Thales Yeaton rented this home to local workers, including Michael Walsh, a sawyer who lived here around 1850.

Friday, October 4, 2013

The Music Hall

The Music Hall is located at 28 Chestnut Street, on the northwest corner of Chestnut and Porter Streets.



This corner of downtown Portsmouth has a long and storied past. 

The town voted to build an almshouse, or poorhouse, on the corner of Chestnut and Porter Streets in 1711 and completed construction in 1716. This was believed to be the first almshouse anywhere in the world, as the first in England was not built until 1723. The Portsmouth Almshouse remained open until 1755, when it moved to Court street and replaced the Old County Court House, where the Central Fire Station is located today.

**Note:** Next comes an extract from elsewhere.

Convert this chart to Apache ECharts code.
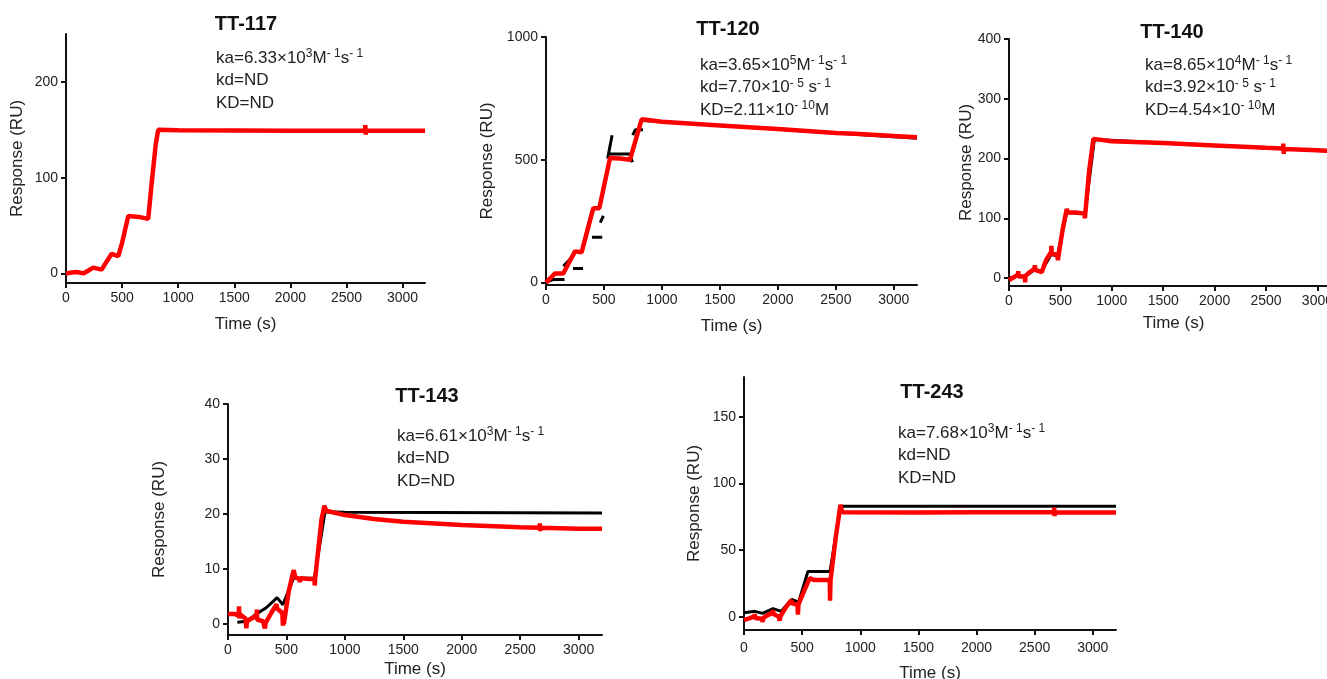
<!DOCTYPE html>
<html>
<head>
<meta charset="utf-8">
<script src="https://cdn.jsdelivr.net/npm/echarts@6/dist/echarts.min.js"></script>
<style>
html, body { margin: 0; padding: 0; background: #fff; }
#main { width: 1327px; height: 679px; }
</style>
</head>
<body>
<div id="main"></div>
<script>
// time axis ticks (s), shared by all panels
var timeTicks = [0, 500, 1000, 1500, 2000, 2500, 3000];

// TT-117
var tt117Ticks = [0, 100, 200];
var tt117Red = [[0,0],[50,1],[95,1.5],[155,0],[200,3],[243,6],[318,4],[360,12],[407,20.5],[466,18],[500,32],
  [555,60],[650,59],[733,57],[760,90],[800,135],[822,150],[1000,149.5],[2000,149],[2666,149],[2668,155],
  [2672,145],[2674,149],[3200,149]];
var tt117Fit = [];

// TT-120
var tt120Ticks = [0, 500, 1000];
var tt120Red = [[0,0],[78,37],[149,37],[250,127],[307,123],[408,303],[460,303],[552,507],[640,505],[724,500],
  [825,665],[1000,655],[1500,640],[2000,625],[2500,609],[2666,606],[2668,613],[2672,599],[2674,605],[3000,597],[3200,592]];
var tt120Fit = [
  [[0,2],[60,12],[160,12]],
  [[150,66],[233,108]],
  [[233,57],[319,57]],
  [[320,150],[397,290]],
  [[397,184],[485,184]],
  [[468,244],[495,272]],
  [[532,505],[570,600]],
  [[552,524],[724,524],[745,490]],
  [[748,600],[770,622],[836,622]],
  [[836,660],[3200,588]]
];

// TT-140 (panel is cut by the right edge of the figure)
var tt140Ticks = [0, 100, 200, 300, 400];
var tt140Red = [[0,-3],[60,3],[88,6],[90,12],[93,3],[100,5],[155,3],[157,-7],[160,4],[200,10],[250,16],[252,22],
  [255,14],[318,10],[360,30],[410,44],[412,54],[416,40],[470,40],[476,30],[482,38],[520,80],[562,116],[570,110],
  [650,110],[735,108],[738,100],[742,108],[780,180],[821,233],[830,230],[1000,229],[1500,226],[2000,222],
  [2500,218],[2666,217],[2668,225],[2672,208],[2674,216],[3000,214],[3200,212]];
var tt140Fit = [
  [[0,0],[95,4],[155,3],[250,14],[318,12],[410,40],[470,37],[562,110],[740,108],[830,232],[3200,212]]
];

// TT-143
var tt143Ticks = [0, 10, 20, 30, 40];
var tt143Red = [[0,1.8],[60,1.8],[92,1.5],[94,3.2],[97,1],[100,1.8],[150,1],[157,-0.8],[162,0.5],[200,1],
  [245,1.5],[247,2.6],[250,0.8],[300,0.5],[316,-0.8],[322,0.2],[370,2],[416,3.6],[420,2.8],[465,2],[470,-0.3],
  [473,1],[478,0],[520,6],[562,9.8],[575,8.5],[610,8.2],[615,7.6],[620,8.3],[700,8.2],[740,8.2],[742,7],
  [746,8.3],[800,19],[825,21.5],[840,20.6],[1000,19.8],[1250,19.1],[1500,18.6],[2000,18.0],[2500,17.6],
  [2666,17.5],[2668,18.3],[2672,16.9],[2674,17.5],[3000,17.3],[3200,17.3]];
var tt143Fit = [
  [[80,0.3],[160,0.5],[250,1.9],[330,3],[420,4.8],[470,3.5],[480,3.8],[560,8.3],[740,8.3],[830,20.4],[1000,20.3],[3200,20.2]]
];

// TT-243
var tt243Ticks = [0, 50, 100, 150];
var tt243Red = [[0,-2.5],[50,-1],[90,0],[92,2],[95,-1],[155,-1.5],[160,-4],[165,-1],[200,1],[248,3],[250,5],
  [253,2],[300,0],[307,-3],[312,0],[360,7],[407,12.5],[412,10],[460,9],[464,1.5],[468,9],[520,20],[565,29],
  [600,27.5],[700,27.5],[738,27.5],[740,12],[744,27],[790,60],[830,84],[845,78.5],[1500,78.3],[2000,78.5],
  [2666,78.5],[2668,82],[2672,75.5],[2674,78.5],[3200,78.3]];
var tt243Fit = [
  [[0,3],[95,4],[160,2.5],[250,6],[320,4],[410,13],[470,11],[550,34],[740,34],[830,83],[3200,83]]
];

var panels = [
  { name: 'TT-117', red: tt117Red, fit: tt117Fit, ticks: tt117Ticks, yMin: -10, yMax: 250,
    grid: { left: 66, top: 34, width: 359, bottom: 396 }, yGap: 40, xGap: 33, xMargin: 8,
    titlePos: [246, 24], textPos: [216, 58],
    lines: [['ka=6.33×10', '3', 'M', '- 1', 's', '- 1'], ['kd=ND'], ['KD=ND']] },
  { name: 'TT-120', red: tt120Red, fit: tt120Fit, ticks: tt120Ticks, yMin: -10, yMax: 1000,
    grid: { left: 546, top: 37, width: 371, bottom: 394 }, yGap: 50, xGap: 33, xMargin: 8,
    titlePos: [728, 29], textPos: [700, 65],
    lines: [['ka=3.65×10', '5', 'M', '- 1', 's', '- 1'], ['kd=7.70×10', '- 5', ' s', '- 1'], ['KD=2.11×10', '- 10', 'M']] },
  { name: 'TT-140', red: tt140Red, fit: tt140Fit, ticks: tt140Ticks, yMin: -13, yMax: 400,
    grid: { left: 1009, top: 39, width: 329, bottom: 393 }, yGap: 34, xGap: 29, xMargin: 8,
    titlePos: [1172, 32], textPos: [1145, 65],
    lines: [['ka=8.65×10', '4', 'M', '- 1', 's', '- 1'], ['kd=3.92×10', '- 5', ' s', '- 1'], ['KD=4.54×10', '- 10', 'M']] },
  { name: 'TT-143', red: tt143Red, fit: tt143Fit, ticks: tt143Ticks, yMin: -2, yMax: 40,
    grid: { left: 228, top: 404, width: 374, bottom: 44 }, yGap: 60, xGap: 26, xMargin: 8,
    titlePos: [427, 396], textPos: [397, 436],
    lines: [['ka=6.61×10', '3', 'M', '- 1', 's', '- 1'], ['kd=ND'], ['KD=ND']] },
  { name: 'TT-243', red: tt243Red, fit: tt243Fit, ticks: tt243Ticks, yMin: -10, yMax: 180,
    grid: { left: 744, top: 377, width: 372, bottom: 49 }, yGap: 41, xGap: 35, xMargin: 11,
    titlePos: [932, 392], textPos: [898, 433],
    lines: [['ka=7.68×10', '3', 'M', '- 1', 's', '- 1'], ['kd=ND'], ['KD=ND']] }
];

var FONT = 'Liberation Sans, Arial, sans-serif';
var plain = function (v) { return String(v); };
var grids = [], xAxes = [], yAxes = [], series = [], graphics = [];

panels.forEach(function (p, i) {
  var g = Object.assign({ outerBoundsMode: 'none', containLabel: false }, p.grid);
  grids.push(g);
  xAxes.push({
    type: 'value', gridIndex: i, min: 0, max: 3200,
    name: 'Time (s)', nameLocation: 'middle', nameGap: p.xGap, nameMoveOverlap: false,
    nameTextStyle: { fontFamily: FONT, fontSize: 17, color: '#222' },
    axisLine: { onZero: false, lineStyle: { color: '#111', width: 2 } },
    axisTick: { show: true, length: 5, lineStyle: { color: '#111', width: 2 }, customValues: timeTicks },
    axisLabel: { fontFamily: FONT, fontSize: 14, color: '#222', margin: p.xMargin, customValues: timeTicks, formatter: plain },
    splitLine: { show: false }
  });
  yAxes.push({
    type: 'value', gridIndex: i, min: p.yMin, max: p.yMax,
    name: 'Response (RU)', nameLocation: 'middle', nameGap: p.yGap, nameMoveOverlap: false,
    nameTextStyle: { fontFamily: FONT, fontSize: 17, color: '#222' },
    axisLine: { show: true, onZero: false, lineStyle: { color: '#111', width: 2 } },
    axisTick: { show: true, length: 5, lineStyle: { color: '#111', width: 2 }, customValues: p.ticks },
    axisLabel: { fontFamily: FONT, fontSize: 14, color: '#222', margin: 8, customValues: p.ticks, formatter: plain },
    splitLine: { show: false }
  });
  p.fit.forEach(function (seg) {
    series.push({
      type: 'line', xAxisIndex: i, yAxisIndex: i, data: seg, showSymbol: false, silent: true,
      lineStyle: { color: '#000', width: 3 }, z: 2, animation: false
    });
  });
  series.push({
    type: 'line', xAxisIndex: i, yAxisIndex: i, data: p.red, showSymbol: false, silent: true,
    lineStyle: { color: '#ff0000', width: 4.5 }, z: 3, animation: false
  });

  graphics.push({
    type: 'text', x: p.titlePos[0], y: p.titlePos[1],
    style: { text: p.name, fontFamily: FONT, fontSize: 20, fontWeight: 'bold', fill: '#111',
      align: 'center', verticalAlign: 'middle' }
  });
  p.lines.forEach(function (parts, k) {
    var txt = parts.map(function (s, j) { return (j % 2 === 0 ? '{a|' : '{b|') + s + '}'; }).join('');
    graphics.push({
      type: 'text', x: p.textPos[0], y: p.textPos[1] + k * 22.5,
      style: {
        text: txt, align: 'left', verticalAlign: 'middle',
        rich: {
          a: { fontFamily: FONT, fontSize: 17, fill: '#222', lineHeight: 20 },
          b: { fontFamily: FONT, fontSize: 12, fill: '#222', verticalAlign: 'top' }
        }
      }
    });
  });
});

var chart = echarts.init(document.getElementById('main'));
chart.setOption({
  backgroundColor: '#fff',
  animation: false,
  grid: grids,
  xAxis: xAxes,
  yAxis: yAxes,
  series: series,
  graphic: graphics
});
</script>
</body>
</html>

According to the Annals of Portsmouth, by Nathaniel Adams, a two-story “gaol was built in this town, at the corner of Prison-lane and Fetter-lane” in 1759. Prison Lane was later renamed Chestnut Street, and Fetter Lane became Porter Street. Some sources claim the jail stood on The Music Hall's location; however, the jail was actually built on the southeast corner of Chestnut and Porter Streets, currently the TD Bank parking lot.

In 1781, boys accidentally started a fire in a barn here that soon got out of control, burned the town jail and destroyed the original Rockingham House.

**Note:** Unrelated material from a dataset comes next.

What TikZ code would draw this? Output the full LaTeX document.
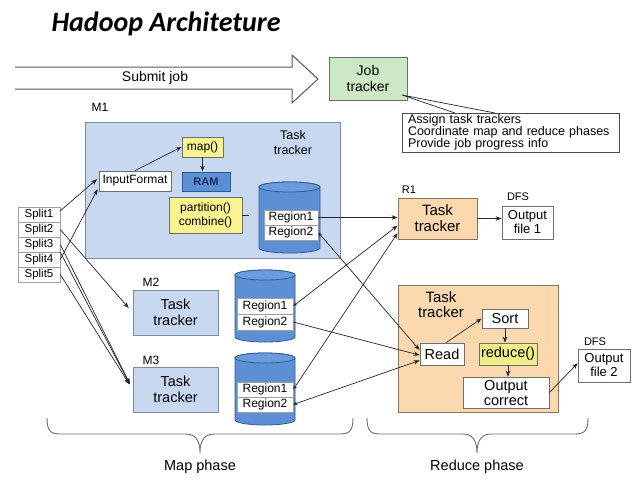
\documentclass[tikz,border=0pt]{standalone}
\usepackage{fontspec}
\setmainfont{Liberation Sans}
\newfontfamily\titlefont{Carlito}
\usetikzlibrary{arrows.meta}
\definecolor{boxline}{HTML}{6E6E6E}
\definecolor{lineblk}{HTML}{262626}
\definecolor{mfill}{HTML}{C8D8F0}
\definecolor{mline}{HTML}{7D8CA3}
\definecolor{cylfill}{HTML}{5C8FD3}
\definecolor{cyltop}{HTML}{6A9BDB}
\definecolor{cylline}{HTML}{2F5C96}
\definecolor{ramtext}{HTML}{1C2F5C}
\definecolor{yel}{HTML}{FBF38F}
\definecolor{yel2}{HTML}{F0EE86}
\definecolor{orng}{HTML}{FBD8AD}
\definecolor{oline}{HTML}{857565}
\definecolor{grn}{HTML}{CDE8C5}
\newcommand\fs[2]{\fontsize{#1}{#2}\selectfont}
\newcommand\mycyl[4]{% #1 centre x, #2 x radius, #3 top, #4 bottom
  \pgfmathsetmacro\cyA{#3+5}\pgfmathsetmacro\cyB{#4-5}
  \path[fill=cylfill, draw=cylline, line width=0.8pt]
    (#1-#2,\cyA) -- (#1-#2,\cyB)
    arc[start angle=180, end angle=0, x radius=#2, y radius=5]
    -- (#1+#2,\cyA)
    arc[start angle=0, end angle=-180, x radius=#2, y radius=5] -- cycle;
  \draw[fill=cyltop, draw=cylline, line width=0.8pt] (#1,\cyA) ellipse[x radius=#2, y radius=5];}
\tikzset{
  bx/.style={draw=boxline, line width=0.8pt, inner sep=0pt, align=center},
  lbl/.style={inner sep=0pt, align=center},
  regbox/.style={bx, fill=white, draw=gray!75, line width=0.6pt, font=\fs{12}{13}},
  splitbox/.style={bx, fill=white, draw=gray!75, line width=0.6pt, minimum width=42pt, minimum height=15pt, font=\fs{11.5}{12}},
  conn/.style={draw=lineblk, line width=0.7pt, -{Stealth[length=6pt,width=4.5pt]}},
  dbl/.style={draw=lineblk, line width=0.7pt, {Stealth[length=4pt,width=3.5pt]}-{Stealth[length=6pt,width=4.5pt]}},
  plain/.style={draw=lineblk, line width=0.7pt},
  brace/.style={draw=boxline, line width=0.9pt},
}
\begin{document}
\begin{tikzpicture}[x=1pt,y=-1pt]
\useasboundingbox (0,0) rectangle (634,480);
\fill[white] (0,0) rectangle (634,480);

% title
\node[font=\titlefont\bfseries\itshape\fs{28}{30}, anchor=base, inner sep=0pt] (title) at (166,31) {Hadoop Architeture};

% submit job arrow
\draw[draw=gray!70!black, line width=1pt, line join=miter] (15,67) -- (292,67) -- (292,55) -- (318,79) -- (292,103) -- (292,89) -- (15,89);
\node[lbl, font=\fs{14}{16}] (submit) at (155,78) {Submit job};

% job tracker
\node[bx, fill=grn, minimum width=78pt, minimum height=43pt, font=\fs{14}{16}] (job) at (368,78.5) {Job\\tracker};
\node[bx, fill=white, draw=gray!60!black, minimum width=217pt, minimum height=39pt, text width=205pt, align=left, inner xsep=6pt, font=\fs{12.5}{12}] (info) at (510.5,132.5) {Assign task trackers\\Coordinate map and reduce phases\\Provide job progress info};
\coordinate (apex) at (402,95);
\coordinate (w1) at (455,113);
\coordinate (w2) at (495,113);
\draw[plain] (w1) -- (apex) -- (w2);

% M1
\node[lbl, font=\fs{12}{13}] (m1lab) at (100,107) {M1};
\node[bx, fill=mfill, draw=mline, minimum width=255pt, minimum height=136pt] (m1) at (212.5,190) {};
\node[lbl, font=\fs{12.5}{15}] (tt1) at (293,143) {Task\\tracker};
\node[bx, fill=yel, minimum width=41pt, minimum height=20pt, font=\fs{12}{13}] (map) at (202.5,147) {map()};
\node[bx, fill=cylfill, draw=cylline, minimum width=48pt, minimum height=19pt, font=\bfseries\fs{11}{12}, text=ramtext] (ram) at (206,181.5) {RAM};
\node[bx, fill=white, minimum width=72pt, minimum height=20pt, font=\fs{12}{13}] (ifmt) at (135,181) {InputFormat};
\node[bx, fill=yel, minimum width=73pt, minimum height=36pt, font=\fs{12}{14}] (part) at (205.5,215) {partition()\\combine()};
\mycyl{289.5}{30.5}{182}{253}
\node[regbox, minimum width=54pt, minimum height=15pt] (r11) at (291,217.5) {Region1};
\node[regbox, minimum width=54pt, minimum height=15pt] (r12) at (291,232.5) {Region2};

% splits
\node[splitbox] (s1) at (39,214.5) {Split1};
\node[splitbox] (s2) at (39,229.5) {Split2};
\node[splitbox] (s3) at (39,244.5) {Split3};
\node[splitbox] (s4) at (39,259.5) {Split4};
\node[splitbox] (s5) at (39,274.5) {Split5};

% M2, M3
\node[lbl, font=\fs{12}{13}] (m2lab) at (151,282) {M2};
\node[bx, fill=mfill, draw=mline, minimum width=85pt, minimum height=45pt, font=\fs{14.5}{16}] (m2) at (175.5,312.5) {Task\\tracker};
\mycyl{265}{30}{270}{342}
\node[regbox, minimum width=56pt, minimum height=16pt] (r21) at (265,306) {Region1};
\node[regbox, minimum width=56pt, minimum height=16pt] (r22) at (265,322) {Region2};

\node[lbl, font=\fs{12}{13}] (m3lab) at (151,360) {M3};
\node[bx, fill=mfill, draw=mline, minimum width=85pt, minimum height=45pt, font=\fs{14.5}{16}] (m3) at (175.5,389.5) {Task\\tracker};
\mycyl{265}{30}{353}{425}
\node[regbox, minimum width=56pt, minimum height=15pt] (r31) at (265,389.5) {Region1};
\node[regbox, minimum width=56pt, minimum height=15pt] (r32) at (265,404.5) {Region2};

% R1
\node[lbl, font=\fs{11}{12}] (r1lab) at (409,190) {R1};
\node[bx, fill=orng, draw=oline, minimum width=79pt, minimum height=41pt, font=\fs{15}{16}] (r1) at (437.5,218.5) {Task\\tracker};
\node[lbl, font=\fs{11}{12}] (dfs1) at (518,197) {DFS};
\node[bx, fill=white, minimum width=51pt, minimum height=33pt, font=\fs{13}{14}] (out1) at (527.5,222.5) {Output\\file 1};

% reduce task tracker
\node[bx, fill=orng, draw=oline, minimum width=160pt, minimum height=127pt] (red) at (478,348.5) {};
\node[lbl, font=\fs{15}{15}] (tt2) at (441,305) {Task\\tracker};
\node[bx, fill=white, minimum width=44pt, minimum height=22pt, font=\fs{14.5}{15}] (read) at (442,354) {Read};
\node[bx, fill=white, minimum width=46pt, minimum height=19pt, font=\fs{14.5}{15}] (sort) at (505,318.5) {Sort};
\node[bx, fill=yel2, minimum width=58pt, minimum height=22pt, font=\fs{14.5}{15}] (redfn) at (508,354) {reduce()};
\node[bx, fill=white, minimum width=86pt, minimum height=31pt, font=\fs{14.5}{15}] (outc) at (506,392.5) {Output\\correct};
\node[lbl, font=\fs{11}{12}] (dfs2) at (595,342) {DFS};
\node[bx, fill=white, minimum width=52pt, minimum height=33pt, font=\fs{13}{14}] (out2) at (604,365.5) {Output\\file 2};

% connectors inside M1
\draw[conn] (ifmt.north) -- (map.west);
\draw[conn] (map.south) -- (map.south |- ram.north);
\draw[plain] (part.east) -- ++(7,0);

% splits to mappers
\draw[conn, shorten >=2pt] (s1.10) -- (ifmt.175);
\draw[conn, shorten >=2pt] (s4.east) -- (ifmt.190);
\draw[conn, shorten >=6pt] (s2.east) -- (m2.west);
\draw[conn, shorten >=6pt] (s3.east) -- (m3.west);
\draw[conn, shorten >=6pt] (s3.south east) -- (m3.west);
\draw[conn, shorten >=6pt] (s5.east) -- (m3.west);

% regions to reducers
\draw[conn] (r11.east) -- (r11.east -| r1.west);
\draw[dbl] (r21.east) -- (r1.190);
\draw[dbl] (r31.east) -- (r1.200);
\draw[dbl] (r12.east) -- (read.170);
\draw[conn] (r22.east) -- (read.183);
\draw[dbl] (r32.east) -- (read.196);

% reducer side
\draw[conn] (r1.east) -- (r1.east -| out1.west);
\draw[conn] (read.70) -- (sort.west);
\draw[conn] (sort.south) -- (sort.south |- redfn.north);
\draw[conn] (redfn.south) -- (redfn.south |- outc.north);
\draw[conn] (outc.east) -- (out2.175);

% braces
\draw[brace] (47,418) .. controls (47,430) and (50,434) .. (60,434) -- (186,434)
  .. controls (195,434) and (200,440) .. (200,453)
  .. controls (200,440) and (205,434) .. (214,434) -- (340,434)
  .. controls (350,434) and (353,430) .. (353,418);
\node[lbl, font=\fs{14.5}{15}] (mapph) at (200,467) {Map phase};
\draw[brace] (367,418) .. controls (367,430) and (370,434) .. (380,434) -- (463,434)
  .. controls (472,434) and (477,440) .. (477,453)
  .. controls (477,440) and (482,434) .. (491,434) -- (575,434)
  .. controls (585,434) and (588,430) .. (588,418);
\node[lbl, font=\fs{14.5}{15}] (redph) at (477,467) {Reduce phase};
\end{tikzpicture}
\end{document}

The Free Will Baptist Meeting House, or Christian Church, was built here in 1803 and served as their place of worship until 1844. The building was then purchased by a group of  businessmen who converted it into a 1000-seat amphitheater. Starting in 1847, it was briefly owned by the Washingtonian Temperance Society of Portsmouth. This theater, called The Temple, became the most popular lecture and exhibition hall in Portsmouth during the mid- to late-1800s. Prior to the Civil War, black abolitionists spoke here, including Frederick Douglass. Fire destroyed this historic building in 1876.



The Pierce family estate purchased the lot and built The Music Hall on the site of The Temple in 1877, and Portsmouth’s new entertainment venue opened in January, 1878. Buffalo Bill Cody’s Wild West Show performed inside, and the first movie in Portsmouth was shown here on an Edison’s Graphophone in 1898.

Frank Jones, the famous industrialist and owner of the largest brewery in America at the time, renovated and restored The Music Hall in 1901. Among its many famous entertainers was Mark Twain, who spoke here in 1908. The theater became an early stop for many Broadway plays, including Peter Pan, The Wizard of Oz, and No, No, Nanette through the mid-1920s. When Hollywood films became popular between the world wars, the Music Hall was adapted to present movies. Soon, three new theaters opened in Portsmouth. Specifically designed as movie houses, their competition caused The Music Hall to struggle.

Auctioned in 1945 to a resident of Kittery, The Music Hall was renamed The Civic. Later leased to E.M. Loew in the mid-1960s, it remained a Loew’s theater until the early 1980s.

I have been unsuccessful in locating a copyright-free photograph of The Music Hall. This is a link to an image on the Portsmouth Athenaeum Website showing The Music Hall as The Civic, taken in the early 1980s



Auctioned again, it was saved from demolition in 1987 by a Portsmouth organization called The Friends of The Music Hall. Now open as a nonprofit entertainment center, The Music Hall continues to be refurbished and restored while it entertains the community.

In 2003, the U.S. Senate designated the Music Hall an American Treasure of the Arts.